BG: Fortunately I haven’t really. As a musician, I’m still more of a little voice in people’s electronic devices than someone whose face everybody recognizes. While Death Cab has continued to succeed and get bigger, our profiles as individuals have never changed that dramatically, and that’s something I’m grateful for. It’s not like I’m Jack White—I can still disappear into crowds pretty easily. If we have any kind of cultural status at all, it has nothing to do with the iconography of who we are as individuals. Which is great because being an icon was never something that I wanted for myself. Obviously I wasn’t alive at the time, but Jack Kerouac’s situation in the ’50s seems very different. His face was everywhere and his profile went from zero to 60 in a way that was new for the times. His particular label of “voice of a generation” was uncharted terrain and there wasn’t a playbook for it. I can only imagine how difficult it was to try and maintain some sense of normalcy when every one of his old haunts was now being filled with people looking to spot the “king of the Beats,” especially for a guy who always struggled with his sense of identity and to find inner peace. In that sense I’m glad I can’t relate.

AVC: There’s a pretty dubious mythology surrounding the creative arts that condones self-destructive behavior for the sake of art, a mythology Kerouac’s story perpetuates. There’s the argument of, ”Well, I have to live to extremes in order to be able to make art that goes to extremes.” Do you think that idea still holds currency with artists today? Has it ever in your life?

BG: I think the romanticizing of the hard-drinking, substance-abusing, womanizing writer/musician/actor will always be there. It’s a tragic romantic archetype. That will never lose its cultural currency as far as being something people want to talk and write about. I think the fascination with it is based as much in failed potential as any kind of real accomplishment. That classic, “He made this good record right before he overdosed and died, just think of how great the next one could have been.”

Just speaking for myself, having had my own struggles with things like that, I would much rather be a well-rounded person able to deal with my demons and perhaps lose my quote-unquote “edge” than continue struggling with the same issues and rely on making mistakes over and over again to fuel me creatively. It’s a romantic notion to think about how the darkness in our lives fuels us, but there has to be another side of that spectrum that can be equally inspiring, if not more so. So to purposely dwell in the darkness means not only denying a whole other side of our creative lives that could be fulfilling, it also perpetuates this limiting idea of who we should be as creative people. Having said that, of course, I’m just as attracted to tragic figures as the next person. I try to appreciate Townes Van Zandt as much as early-’70s Paul McCartney because I think we need to learn how to appreciate both sides of our lives.

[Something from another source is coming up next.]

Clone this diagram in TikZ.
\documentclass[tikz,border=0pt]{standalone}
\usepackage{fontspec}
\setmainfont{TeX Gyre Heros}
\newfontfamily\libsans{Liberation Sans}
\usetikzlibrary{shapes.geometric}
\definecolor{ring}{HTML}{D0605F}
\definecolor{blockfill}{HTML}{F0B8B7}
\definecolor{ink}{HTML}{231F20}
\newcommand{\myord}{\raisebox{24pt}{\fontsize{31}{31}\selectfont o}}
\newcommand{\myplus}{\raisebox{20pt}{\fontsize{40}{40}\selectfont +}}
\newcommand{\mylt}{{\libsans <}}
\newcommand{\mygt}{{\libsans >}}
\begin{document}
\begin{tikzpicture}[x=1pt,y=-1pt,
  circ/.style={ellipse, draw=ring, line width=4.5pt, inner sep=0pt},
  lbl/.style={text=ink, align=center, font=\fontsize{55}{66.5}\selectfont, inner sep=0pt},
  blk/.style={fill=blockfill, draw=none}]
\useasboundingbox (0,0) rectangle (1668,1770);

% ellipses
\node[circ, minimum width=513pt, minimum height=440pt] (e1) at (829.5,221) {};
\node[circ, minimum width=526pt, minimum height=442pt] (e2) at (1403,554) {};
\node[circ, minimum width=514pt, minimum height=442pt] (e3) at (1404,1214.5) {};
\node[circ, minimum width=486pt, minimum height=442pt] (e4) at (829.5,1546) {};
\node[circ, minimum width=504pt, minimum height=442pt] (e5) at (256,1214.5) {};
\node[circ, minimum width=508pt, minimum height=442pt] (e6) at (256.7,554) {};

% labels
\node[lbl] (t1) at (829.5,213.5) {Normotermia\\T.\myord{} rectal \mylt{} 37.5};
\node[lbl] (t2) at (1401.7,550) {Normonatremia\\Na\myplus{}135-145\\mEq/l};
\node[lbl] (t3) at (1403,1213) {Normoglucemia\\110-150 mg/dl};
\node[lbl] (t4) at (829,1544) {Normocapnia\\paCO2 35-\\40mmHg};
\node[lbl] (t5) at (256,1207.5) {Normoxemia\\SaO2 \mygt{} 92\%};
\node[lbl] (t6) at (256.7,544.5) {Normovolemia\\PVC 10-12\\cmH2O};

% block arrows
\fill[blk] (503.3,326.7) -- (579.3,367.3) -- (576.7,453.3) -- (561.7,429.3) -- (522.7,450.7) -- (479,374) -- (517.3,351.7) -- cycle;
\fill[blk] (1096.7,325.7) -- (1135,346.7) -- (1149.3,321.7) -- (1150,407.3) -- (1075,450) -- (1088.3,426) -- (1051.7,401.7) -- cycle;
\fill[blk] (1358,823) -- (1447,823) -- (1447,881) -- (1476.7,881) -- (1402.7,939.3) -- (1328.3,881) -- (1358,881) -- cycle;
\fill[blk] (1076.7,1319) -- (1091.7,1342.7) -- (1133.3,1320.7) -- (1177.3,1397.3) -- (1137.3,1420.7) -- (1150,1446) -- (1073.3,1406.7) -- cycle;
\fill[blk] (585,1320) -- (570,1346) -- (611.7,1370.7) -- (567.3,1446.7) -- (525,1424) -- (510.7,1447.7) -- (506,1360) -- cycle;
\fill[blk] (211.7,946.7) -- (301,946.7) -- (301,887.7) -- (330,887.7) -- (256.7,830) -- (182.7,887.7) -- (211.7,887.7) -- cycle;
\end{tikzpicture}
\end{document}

AVC: The general press backstory circulating around the origins of One Fast Move Or I’m Gone makes it sound like it was a happy accident, created by two musicians who were total strangers before working on the record. Was it? If so, how central was that spirit of improvised discovery to the project?

BG: I met Jay for the first time in a bar the night before we hit record to start the project. Jay was the first person on board and did all the heavy lifting. He did the lion’s share of the songwriting. I contributed a song and did some rewrites and punch-up work, but really it all started with Jay. Originally the idea was pitched to me as a list of different collaborators, a kind of all-star project where everyone would contribute a song or two. But when I got down so San Francisco it was just Jay and I [Laughs]. For a while it was still taking shape and there was talk of other people coming in, and initially we were still dealing with making the album as an outcropping of the film, which added a couple more cooks in the kitchen that didn’t necessarily need to be there. They were all very nice people but it was difficult doing our first recording sessions amidst film cameras and having different people from the crew stopping by and adding their two cents.

Ultimately, Jay and I were able to make a much better record stepping away from all that and just working with Mark Spencer and Aaron Espinoza rather than having a jury, which is a very difficult way to make a record. Once it was just the core group we would meet up every few months and record a few days at a time. We were able to fit it in around our normal lives and have it be a really fulfilling project. It was pretty much a “first thought, best thought” approach and you can probably hear that in my drumming. [Laughs.] I had a lot of fun making it, and the fact that we were both doing the project out of mutual love for Kerouac gave it a different sort of focus and motivation that wouldn’t have been there if we were just working on our own normal songs together.

AVC: The project showcases a love for folk music that you haven’t taken public before now. Does it have a future in Death Cab’s work?

BG: Well I certainly don’t plan on taking a left turn into trying to become a folk-rock troubadour. [Laughs.] Even though it’s my first foray in to publicly making a record like this, it’s a type of music I’ve enjoyed making for quite some time. For me at the very core it’s always about the songs. I like writing and playing good songs. Whether or not it’s a genre that people have a familiarity with me working in, I’d like to think that for the most part in my career I’ve been recognized as a songwriter first and foremost. If somebody is a fan of Death Cab, then at least a part of that is hopefully related to the craft. As we saw on the first little short tour we did with this project, clearly some of the fans weren’t sure what to expect. Jay’s fans tended to be a bit older, and mine a bit younger, or at least on different sides of 30. Some of the younger people coming to the shows were at first uncertain about how to react but by the end of the evening they had smiles on their faces and were enjoying themselves. As far as my own work goes, it’s not a direction I plan on taking the band in or starting a solo career out of. That being said, as I move in to my 30s I find myself listening to more Louvin Brothers than I do Minor Threat. [Laughs.] I see myself being drawn to the acoustic guitar more as I grow older, which may be a cliché but it gives me a lot of comfort. It’s a good test for any song, if you can’t strip it down to a voice and an acoustic guitar and have it still hold up then, that’s a sign you need to put in more work.